▶ [What the task requires]: Check every line below for the word "with" and show those that hold it.

▶ [Provided data]:
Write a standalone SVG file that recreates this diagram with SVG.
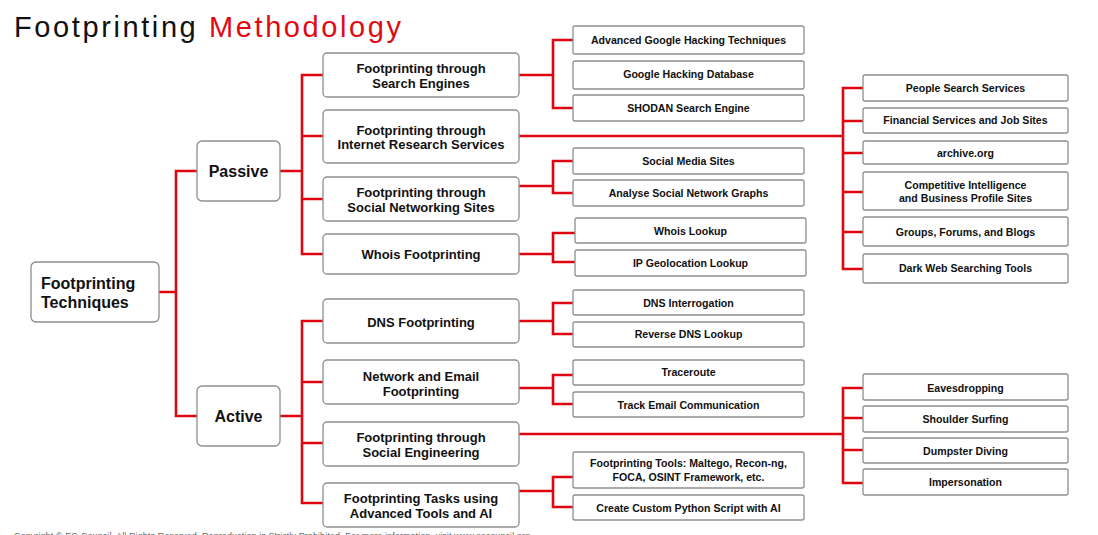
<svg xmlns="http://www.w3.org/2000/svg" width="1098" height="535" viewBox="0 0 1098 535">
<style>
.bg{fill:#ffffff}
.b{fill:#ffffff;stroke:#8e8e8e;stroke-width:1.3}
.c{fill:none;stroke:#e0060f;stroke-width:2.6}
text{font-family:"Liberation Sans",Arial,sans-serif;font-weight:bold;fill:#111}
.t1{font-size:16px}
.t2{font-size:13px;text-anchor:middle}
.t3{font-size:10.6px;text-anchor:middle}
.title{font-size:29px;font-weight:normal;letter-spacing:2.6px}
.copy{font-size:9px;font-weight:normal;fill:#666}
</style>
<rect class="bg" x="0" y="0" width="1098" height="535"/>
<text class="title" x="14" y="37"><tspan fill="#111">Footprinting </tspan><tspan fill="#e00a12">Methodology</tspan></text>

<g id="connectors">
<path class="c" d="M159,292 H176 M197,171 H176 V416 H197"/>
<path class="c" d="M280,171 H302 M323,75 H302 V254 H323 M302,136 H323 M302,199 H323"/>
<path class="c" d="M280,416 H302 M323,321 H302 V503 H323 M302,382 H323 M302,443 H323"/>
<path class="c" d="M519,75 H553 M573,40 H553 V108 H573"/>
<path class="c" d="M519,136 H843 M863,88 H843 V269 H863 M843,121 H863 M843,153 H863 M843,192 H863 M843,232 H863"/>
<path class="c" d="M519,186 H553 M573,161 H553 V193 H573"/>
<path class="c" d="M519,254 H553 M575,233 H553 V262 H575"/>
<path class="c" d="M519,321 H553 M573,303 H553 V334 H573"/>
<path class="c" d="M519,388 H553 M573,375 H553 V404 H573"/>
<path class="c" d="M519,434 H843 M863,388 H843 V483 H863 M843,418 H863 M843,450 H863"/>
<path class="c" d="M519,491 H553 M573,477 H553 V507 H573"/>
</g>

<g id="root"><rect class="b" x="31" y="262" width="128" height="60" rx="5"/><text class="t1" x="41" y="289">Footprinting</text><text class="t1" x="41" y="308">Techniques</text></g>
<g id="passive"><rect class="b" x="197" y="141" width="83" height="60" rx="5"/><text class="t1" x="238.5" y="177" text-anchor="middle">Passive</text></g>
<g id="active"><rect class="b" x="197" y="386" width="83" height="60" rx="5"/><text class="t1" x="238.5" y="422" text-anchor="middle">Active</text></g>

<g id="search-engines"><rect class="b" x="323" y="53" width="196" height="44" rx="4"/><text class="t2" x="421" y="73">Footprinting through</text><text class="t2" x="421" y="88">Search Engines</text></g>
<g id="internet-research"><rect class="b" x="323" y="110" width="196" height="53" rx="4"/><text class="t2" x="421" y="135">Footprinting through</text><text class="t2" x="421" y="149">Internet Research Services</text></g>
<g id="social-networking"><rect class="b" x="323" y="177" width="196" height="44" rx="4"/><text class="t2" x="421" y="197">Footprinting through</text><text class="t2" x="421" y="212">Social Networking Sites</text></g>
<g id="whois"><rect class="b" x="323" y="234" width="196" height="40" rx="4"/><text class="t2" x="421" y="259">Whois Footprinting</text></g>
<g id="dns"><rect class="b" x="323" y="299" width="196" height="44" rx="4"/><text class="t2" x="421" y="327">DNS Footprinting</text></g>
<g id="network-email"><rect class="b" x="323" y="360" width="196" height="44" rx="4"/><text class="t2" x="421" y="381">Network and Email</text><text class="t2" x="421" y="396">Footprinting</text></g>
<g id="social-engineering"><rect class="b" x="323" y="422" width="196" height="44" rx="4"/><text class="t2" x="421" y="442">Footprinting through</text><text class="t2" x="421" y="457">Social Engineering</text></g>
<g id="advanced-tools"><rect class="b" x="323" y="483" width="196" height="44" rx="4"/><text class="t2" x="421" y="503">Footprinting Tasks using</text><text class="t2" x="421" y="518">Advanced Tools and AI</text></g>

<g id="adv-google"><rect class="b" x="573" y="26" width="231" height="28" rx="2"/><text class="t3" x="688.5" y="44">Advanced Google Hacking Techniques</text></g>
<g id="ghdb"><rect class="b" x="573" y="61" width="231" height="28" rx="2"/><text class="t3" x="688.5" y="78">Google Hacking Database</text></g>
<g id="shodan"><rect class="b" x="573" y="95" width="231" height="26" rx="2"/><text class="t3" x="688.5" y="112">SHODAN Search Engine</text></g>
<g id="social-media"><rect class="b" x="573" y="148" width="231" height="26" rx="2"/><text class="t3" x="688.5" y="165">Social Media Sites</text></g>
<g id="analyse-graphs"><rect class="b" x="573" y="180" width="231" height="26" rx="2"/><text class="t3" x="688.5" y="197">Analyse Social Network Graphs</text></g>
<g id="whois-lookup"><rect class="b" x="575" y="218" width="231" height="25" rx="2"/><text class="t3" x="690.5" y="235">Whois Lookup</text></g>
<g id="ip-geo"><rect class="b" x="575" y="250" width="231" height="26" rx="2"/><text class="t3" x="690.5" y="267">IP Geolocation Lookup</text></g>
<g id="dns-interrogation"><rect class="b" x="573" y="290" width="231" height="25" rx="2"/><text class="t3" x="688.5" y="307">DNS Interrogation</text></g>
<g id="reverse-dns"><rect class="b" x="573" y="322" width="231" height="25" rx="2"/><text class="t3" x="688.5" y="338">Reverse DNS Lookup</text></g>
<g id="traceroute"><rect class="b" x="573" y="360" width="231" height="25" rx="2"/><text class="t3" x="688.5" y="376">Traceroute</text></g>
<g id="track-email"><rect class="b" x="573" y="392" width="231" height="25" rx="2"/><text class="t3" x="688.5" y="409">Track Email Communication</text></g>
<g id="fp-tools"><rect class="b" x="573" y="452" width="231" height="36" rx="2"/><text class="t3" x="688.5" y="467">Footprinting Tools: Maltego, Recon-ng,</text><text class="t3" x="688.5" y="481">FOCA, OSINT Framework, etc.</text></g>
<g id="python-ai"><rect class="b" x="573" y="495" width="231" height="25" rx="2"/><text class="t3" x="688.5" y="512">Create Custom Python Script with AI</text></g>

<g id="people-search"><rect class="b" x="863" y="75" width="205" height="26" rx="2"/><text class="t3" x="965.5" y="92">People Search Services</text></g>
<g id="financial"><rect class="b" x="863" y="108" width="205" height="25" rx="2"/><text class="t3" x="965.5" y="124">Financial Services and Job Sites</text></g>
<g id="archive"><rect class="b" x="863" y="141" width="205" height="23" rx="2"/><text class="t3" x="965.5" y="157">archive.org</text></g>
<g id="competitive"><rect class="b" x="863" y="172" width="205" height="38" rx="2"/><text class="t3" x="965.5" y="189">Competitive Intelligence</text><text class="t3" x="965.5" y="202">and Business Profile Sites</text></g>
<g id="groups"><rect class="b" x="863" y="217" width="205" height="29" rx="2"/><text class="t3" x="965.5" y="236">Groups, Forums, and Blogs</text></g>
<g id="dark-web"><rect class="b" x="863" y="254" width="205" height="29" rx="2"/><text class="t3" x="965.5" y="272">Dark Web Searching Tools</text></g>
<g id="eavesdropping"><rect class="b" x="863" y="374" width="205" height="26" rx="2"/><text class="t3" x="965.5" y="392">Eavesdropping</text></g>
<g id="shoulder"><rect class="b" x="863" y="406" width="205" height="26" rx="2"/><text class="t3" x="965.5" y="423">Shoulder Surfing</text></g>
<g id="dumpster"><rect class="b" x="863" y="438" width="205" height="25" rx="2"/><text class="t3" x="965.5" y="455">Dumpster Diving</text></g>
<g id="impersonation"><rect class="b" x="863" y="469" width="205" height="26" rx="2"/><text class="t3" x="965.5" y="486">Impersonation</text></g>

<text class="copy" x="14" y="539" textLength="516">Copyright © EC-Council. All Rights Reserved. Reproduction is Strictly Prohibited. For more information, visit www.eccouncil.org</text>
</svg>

▶ [Solution to this exercise]:
Write a standalone SVG file that recreates this diagram with SVG.
<g id="python-ai"><rect class="b" x="573" y="495" width="231" height="25" rx="2"/><text class="t3" x="688.5" y="512">Create Custom Python Script with AI</text></g>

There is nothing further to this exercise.